Instruction:
Write out each line exactly as given. Leave the pictures out of your copy.

───── Collected data ─────

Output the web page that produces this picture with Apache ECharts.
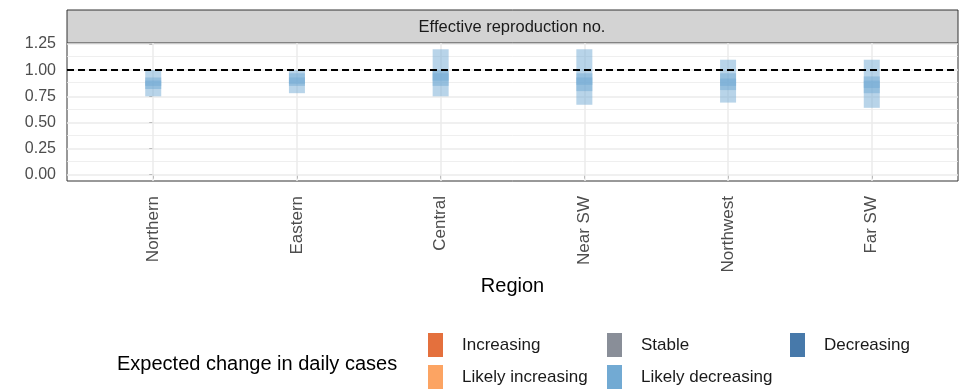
<!DOCTYPE html>
<html>
<head>
<meta charset="utf-8">
<script src="https://cdn.jsdelivr.net/npm/echarts@6/dist/echarts.min.js"></script>
<style>
  html, body { margin: 0; padding: 0; background: #fff; }
  #main { width: 971px; height: 390px; }
</style>
</head>
<body>
<div id="main"></div>
<script>
// regions on the x axis
var regions = ['Northern', 'Eastern', 'Central', 'Near SW', 'Northwest', 'Far SW'];
// credible intervals of R (90%, 50%, 20%)
var lower90 = [0.75, 0.78, 0.75, 0.67, 0.69, 0.64];
var upper90 = [1.00, 1.00, 1.20, 1.20, 1.10, 1.10];
var lower50 = [0.82, 0.85, 0.85, 0.80, 0.81, 0.78];
var upper50 = [0.93, 0.97, 1.00, 0.97, 0.97, 0.94];
var lower20 = [0.85, 0.87, 0.90, 0.86, 0.85, 0.83];
var upper20 = [0.90, 0.93, 0.97, 0.93, 0.92, 0.90];
// y tick labels
var yTicks = [0, 0.25, 0.5, 0.75, 1.0, 1.25];
var yMinor = [0.125, 0.375, 0.625, 0.875, 1.125];
var refLine = 1.0;
// legend
var changeNames = ['Increasing', 'Likely increasing', 'Stable', 'Likely decreasing', 'Decreasing'];
var changeColors = ['#e4703d', '#fca463', '#898e98', '#72aad3', '#4779aa'];

var font = "'Liberation Sans', Arial, sans-serif";
var myChart = echarts.init(document.getElementById('main'));

var barData = regions.map(function (r, i) {
    return [i, lower90[i], upper90[i], lower50[i], upper50[i], lower20[i], upper20[i]];
});

var gridLines = [];
yTicks.forEach(function (v) {
    gridLines.push({ yAxis: v, lineStyle: { color: '#ebebeb', width: 1.5, type: 'solid' } });
});
yMinor.forEach(function (v) {
    gridLines.push({ yAxis: v, lineStyle: { color: '#ebebeb', width: 0.8, type: 'solid' } });
});
regions.forEach(function (r, i) {
    gridLines.push({ xAxis: i, lineStyle: { color: '#ebebeb', width: 1.5, type: 'solid' } });
});

function renderBar(params, api) {
    var x = api.value(0);
    var w = 16;
    var kids = [];
    for (var k = 0; k < 3; k++) {
        var lo = api.coord([x, api.value(1 + k * 2)]);
        var hi = api.coord([x, api.value(2 + k * 2)]);
        kids.push({
            type: 'rect',
            shape: { x: lo[0] - w / 2, y: hi[1], width: w, height: lo[1] - hi[1] },
            style: { fill: changeColors[3], opacity: 0.5 }
        });
    }
    return { type: 'group', children: kids };
}

var series = [{
    name: 'grid',
    type: 'line',
    data: [],
    silent: true,
    z: 1,
    markLine: {
        silent: true,
        symbol: 'none',
        animation: false,
        z: 1,
        label: { show: false },
        data: gridLines
    }
}];

changeNames.forEach(function (n, i) {
    if (n === 'Likely decreasing') {
        series.push({
            name: n,
            type: 'custom',
            renderItem: renderBar,
            data: barData,
            itemStyle: { color: changeColors[i] },
            z: 3,
            markLine: {
                silent: true,
                symbol: 'none',
                animation: false,
                label: { show: false },
                lineStyle: { color: '#000', width: 2, type: [7, 4] },
                data: [{ yAxis: refLine }],
                z: 5
            }
        });
    } else {
        series.push({
            name: n,
            type: 'custom',
            renderItem: renderBar,
            data: [],
            itemStyle: { color: changeColors[i] }
        });
    }
});

var legendBase = {
    orient: 'vertical',
    top: 333,
    padding: 0,
    itemWidth: 15,
    itemHeight: 24,
    itemGap: 8,
    icon: 'rect',
    selectedMode: false,
    textStyle: { fontFamily: font, fontSize: 17, color: '#1a1a1a', padding: [3, 0, 0, 14] }
};

var option = {
    animation: false,
    backgroundColor: '#fff',
    textStyle: { fontFamily: font },
    title: {
        text: 'Expected change in daily cases',
        left: 112,
        top: 349,
        textStyle: { fontFamily: font, fontSize: 20, fontWeight: 'normal', color: '#000' }
    },
    legend: [
        Object.assign({}, legendBase, { left: 428, data: ['Increasing', 'Likely increasing'] }),
        Object.assign({}, legendBase, { left: 607, data: ['Stable', 'Likely decreasing'] }),
        Object.assign({}, legendBase, { left: 790, data: ['Decreasing'] })
    ],
    grid: {
        left: 67, right: 13, top: 43, bottom: 209,
        show: true,
        backgroundColor: '#fff',
        borderColor: '#333',
        borderWidth: 1
    },
    xAxis: {
        type: 'value',
        min: -0.6,
        max: 5.6,
        name: 'Region',
        nameLocation: 'middle',
        nameGap: 92,
        nameTextStyle: { fontFamily: font, fontSize: 20, color: '#000' },
        axisLine: { show: false },
        splitLine: { show: false },
        axisTick: { show: true, length: 4, lineStyle: { color: '#333' }, customValues: [0, 1, 2, 3, 4, 5] },
        axisLabel: {
            rotate: 90,
            margin: 15,
            fontSize: 17,
            color: '#4d4d4d',
            customValues: [0, 1, 2, 3, 4, 5],
            formatter: function (v) { return regions[Math.round(v)]; }
        }
    },
    yAxis: {
        type: 'value',
        min: -0.06,
        max: 1.26,
        axisLine: { show: false },
        splitLine: { show: false },
        axisTick: { show: true, length: 4, lineStyle: { color: '#333' }, customValues: yTicks },
        axisLabel: {
            margin: 11,
            fontSize: 16,
            color: '#4d4d4d',
            customValues: yTicks,
            formatter: function (v) { return v.toFixed(2); }
        }
    },
    graphic: [
        {
            type: 'rect',
            shape: { x: 67, y: 10, width: 891, height: 33 },
            style: { fill: '#d3d3d3', stroke: '#333', lineWidth: 1 }
        },
        {
            type: 'text',
            x: 512, y: 27,
            style: {
                text: 'Effective reproduction no.',
                fill: '#1a1a1a',
                font: '16.5px ' + font,
                textAlign: 'center',
                textVerticalAlign: 'middle'
            }
        }
    ],
    series: series
};

myChart.setOption(option);
window.addEventListener('resize', function () {
    myChart.resize();
});
</script>
</body>
</html>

─────

Output of the task:
Output the web page that produces this picture with Apache ECharts.
<!DOCTYPE html>
<html>
<head>
<meta charset="utf-8">
<script src="https://cdn.jsdelivr.net/npm/echarts@6/dist/echarts.min.js"></script>
<style>
  html, body { margin: 0; padding: 0; background: #fff; }
  #main { width: 971px; height: 390px; }
</style>
</head>
<body>
<div id="main"></div>
<script>
// regions on the x axis
var regions = ['Northern', 'Eastern', 'Central', 'Near SW', 'Northwest', 'Far SW'];
// credible intervals of R (90%, 50%, 20%)
var lower90 = [0.75, 0.78, 0.75, 0.67, 0.69, 0.64];
var upper90 = [1.00, 1.00, 1.20, 1.20, 1.10, 1.10];
var lower50 = [0.82, 0.85, 0.85, 0.80, 0.81, 0.78];
var upper50 = [0.93, 0.97, 1.00, 0.97, 0.97, 0.94];
var lower20 = [0.85, 0.87, 0.90, 0.86, 0.85, 0.83];
var upper20 = [0.90, 0.93, 0.97, 0.93, 0.92, 0.90];
// y tick labels
var yTicks = [0, 0.25, 0.5, 0.75, 1.0, 1.25];
var yMinor = [0.125, 0.375, 0.625, 0.875, 1.125];
var refLine = 1.0;
// legend
var changeNames = ['Increasing', 'Likely increasing', 'Stable', 'Likely decreasing', 'Decreasing'];
var changeColors = ['#e4703d', '#fca463', '#898e98', '#72aad3', '#4779aa'];

var font = "'Liberation Sans', Arial, sans-serif";
var myChart = echarts.init(document.getElementById('main'));

var barData = regions.map(function (r, i) {
    return [i, lower90[i], upper90[i], lower50[i], upper50[i], lower20[i], upper20[i]];
});

var gridLines = [];
yTicks.forEach(function (v) {
    gridLines.push({ yAxis: v, lineStyle: { color: '#ebebeb', width: 1.5, type: 'solid' } });
});
yMinor.forEach(function (v) {
    gridLines.push({ yAxis: v, lineStyle: { color: '#ebebeb', width: 0.8, type: 'solid' } });
});
regions.forEach(function (r, i) {
    gridLines.push({ xAxis: i, lineStyle: { color: '#ebebeb', width: 1.5, type: 'solid' } });
});

function renderBar(params, api) {
    var x = api.value(0);
    var w = 16;
    var kids = [];
    for (var k = 0; k < 3; k++) {
        var lo = api.coord([x, api.value(1 + k * 2)]);
        var hi = api.coord([x, api.value(2 + k * 2)]);
        kids.push({
            type: 'rect',
            shape: { x: lo[0] - w / 2, y: hi[1], width: w, height: lo[1] - hi[1] },
            style: { fill: changeColors[3], opacity: 0.5 }
        });
    }
    return { type: 'group', children: kids };
}

var series = [{
    name: 'grid',
    type: 'line',
    data: [],
    silent: true,
    z: 1,
    markLine: {
        silent: true,
        symbol: 'none',
        animation: false,
        z: 1,
        label: { show: false },
        data: gridLines
    }
}];

changeNames.forEach(function (n, i) {
    if (n === 'Likely decreasing') {
        series.push({
            name: n,
            type: 'custom',
            renderItem: renderBar,
            data: barData,
            itemStyle: { color: changeColors[i] },
            z: 3,
            markLine: {
                silent: true,
                symbol: 'none',
                animation: false,
                label: { show: false },
                lineStyle: { color: '#000', width: 2, type: [7, 4] },
                data: [{ yAxis: refLine }],
                z: 5
            }
        });
    } else {
        series.push({
            name: n,
            type: 'custom',
            renderItem: renderBar,
            data: [],
            itemStyle: { color: changeColors[i] }
        });
    }
});

var legendBase = {
    orient: 'vertical',
    top: 333,
    padding: 0,
    itemWidth: 15,
    itemHeight: 24,
    itemGap: 8,
    icon: 'rect',
    selectedMode: false,
    textStyle: { fontFamily: font, fontSize: 17, color: '#1a1a1a', padding: [3, 0, 0, 14] }
};

var option = {
    animation: false,
    backgroundColor: '#fff',
    textStyle: { fontFamily: font },
    title: {
        text: 'Expected change in daily cases',
        left: 112,
        top: 349,
        textStyle: { fontFamily: font, fontSize: 20, fontWeight: 'normal', color: '#000' }
    },
    legend: [
        Object.assign({}, legendBase, { left: 428, data: ['Increasing', 'Likely increasing'] }),
        Object.assign({}, legendBase, { left: 607, data: ['Stable', 'Likely decreasing'] }),
        Object.assign({}, legendBase, { left: 790, data: ['Decreasing'] })
    ],
    grid: {
        left: 67, right: 13, top: 43, bottom: 209,
        show: true,
        backgroundColor: '#fff',
        borderColor: '#333',
        borderWidth: 1
    },
    xAxis: {
        type: 'value',
        min: -0.6,
        max: 5.6,
        name: 'Region',
        nameLocation: 'middle',
        nameGap: 92,
        nameTextStyle: { fontFamily: font, fontSize: 20, color: '#000' },
        axisLine: { show: false },
        splitLine: { show: false },
        axisTick: { show: true, length: 4, lineStyle: { color: '#333' }, customValues: [0, 1, 2, 3, 4, 5] },
        axisLabel: {
            rotate: 90,
            margin: 15,
            fontSize: 17,
            color: '#4d4d4d',
            customValues: [0, 1, 2, 3, 4, 5],
            formatter: function (v) { return regions[Math.round(v)]; }
        }
    },
    yAxis: {
        type: 'value',
        min: -0.06,
        max: 1.26,
        axisLine: { show: false },
        splitLine: { show: false },
        axisTick: { show: true, length: 4, lineStyle: { color: '#333' }, customValues: yTicks },
        axisLabel: {
            margin: 11,
            fontSize: 16,
            color: '#4d4d4d',
            customValues: yTicks,
            formatter: function (v) { return v.toFixed(2); }
        }
    },
    graphic: [
        {
            type: 'rect',
            shape: { x: 67, y: 10, width: 891, height: 33 },
            style: { fill: '#d3d3d3', stroke: '#333', lineWidth: 1 }
        },
        {
            type: 'text',
            x: 512, y: 27,
            style: {
                text: 'Effective reproduction no.',
                fill: '#1a1a1a',
                font: '16.5px ' + font,
                textAlign: 'center',
                textVerticalAlign: 'middle'
            }
        }
    ],
    series: series
};

myChart.setOption(option);
window.addEventListener('resize', function () {
    myChart.resize();
});
</script>
</body>
</html>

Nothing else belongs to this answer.